To begin with, nobody has been as brutal or oppressive toward the Palestinians as their own leadership, typified by Arafat's thugocracy—as cruel, vicious, deceitful, and ferociously corrupt as any other Arab police state (and now financed by U.S. dollars).

Secondly, an occupying power is one that forcibly takes possession of a territory from its legitimate sovereign. Israel did not take the provinces of Judea, Samaria, and Gaza from any legitimate sovereign.

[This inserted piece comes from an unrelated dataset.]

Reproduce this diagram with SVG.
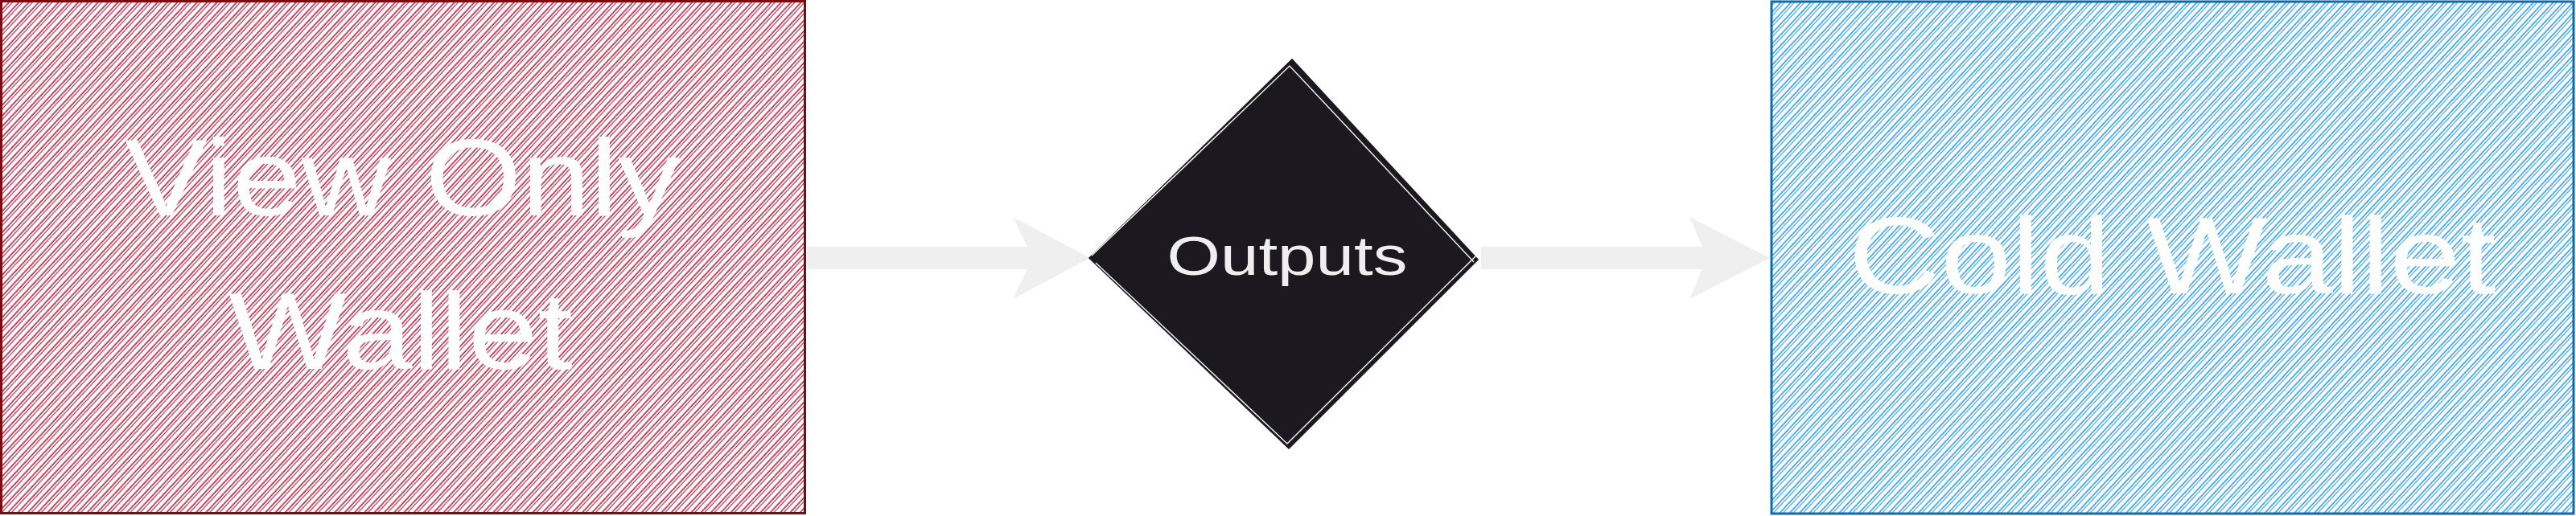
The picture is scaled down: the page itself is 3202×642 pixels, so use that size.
<svg xmlns="http://www.w3.org/2000/svg" width="3202" height="642" viewBox="0 0 3202 642">
<defs>
<pattern id="hatchRed" patternUnits="userSpaceOnUse" width="9" height="9" patternTransform="rotate(43)">
<line x1="1.2" y1="0" x2="1.2" y2="9" stroke="#a9163b" stroke-width="1.5"/>
<line x1="4.4" y1="0" x2="4.4" y2="9" stroke="#bf3558" stroke-width="1.3"/>
</pattern>
<pattern id="hatchBlue" patternUnits="userSpaceOnUse" width="9" height="9" patternTransform="rotate(43)">
<line x1="1.2" y1="0" x2="1.2" y2="9" stroke="#2495e2" stroke-width="1.5"/>
<line x1="4.4" y1="0" x2="4.4" y2="9" stroke="#45aaee" stroke-width="1.3"/>
</pattern>
</defs>
<style>
.label{font-family:"Liberation Sans",Arial,sans-serif;fill:#ffffff;text-anchor:middle;}
.big{font-size:136px;}
.small{font-size:68px;fill:#eeeeee;}
.arrow{fill:#efefef;}
</style>
<rect width="3202" height="642" fill="#ffffff"/>
<g id="connectors">
<polygon class="arrow" points="1003,307 1277,307 1259,270 1355,321 1259,372 1277,335 1003,335"/>
<polygon class="arrow" points="1841,307 2116,307 2100,270 2200,321 2100,372 2116,335 1841,335"/>
</g>
<g id="view-only-wallet">
<rect x="1.5" y="1.5" width="999" height="637" fill="url(#hatchRed)" stroke="#7d0a10" stroke-width="3"/>
<text class="label big" x="500" y="268" textLength="690" lengthAdjust="spacingAndGlyphs">View Only</text>
<text class="label big" x="498" y="459" textLength="428" lengthAdjust="spacingAndGlyphs">Wallet</text>
</g>
<g id="outputs">
<polygon points="1355,321 1606,75 1836,323 1602,557" fill="#1b1820" stroke="#1b1820" stroke-width="3"/>
<polyline points="1357,318 1603,82 1832,326" fill="none" stroke="#ececec" stroke-width="1.5"/>
<polyline points="1362,327 1600,552 1835,318" fill="none" stroke="#ececec" stroke-width="1.5"/>
<text class="label small" x="1600" y="342" textLength="299" lengthAdjust="spacingAndGlyphs">Outputs</text>
</g>
<g id="cold-wallet">
<rect x="2202" y="2" width="997" height="637" fill="url(#hatchBlue)" stroke="#0b6cb0" stroke-width="3"/>
<text class="label big" x="2700" y="365" textLength="805" lengthAdjust="spacingAndGlyphs">Cold Wallet</text>
</g>
</svg>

Quite the contrary, she seized those territories in a necessary act of self-preservation against two aggressor states, Jordan and Egypt, who themselves had been holding the provinces in violation of International Law, and who had used Judea, Samaria, and Gaza as a trio of launching pads from which to assault the Jewish State in an unprovoked war of annihilation in 1967. It is, accordingly, improper and misleading—not to say unjust—to join the U.N. General Assembly lynch mob in characterizing Israel's ongoing possession of territories whose last legitimate sovereign, the Ottoman Turkish Empire, went out of business in 1918 as an “occupation.”

As for that by-now-sacrosanct Arab doctrine of the 50-year-old Jewish “dispossession of the Palestinian people,” consider the following, published in October of 1949 by Arab activist Musa Alawi: “How can people struggle to become a nation when [they] do not know the meaning of the word?… The people are in great need of a ‘myth’ to fill their consciousness and imagination … [to give them] identity and self-respect.”

What I would really like to know is this: Does “promoting justice for all people” (the Conference theme) allow us to bear false witness against our neighbor?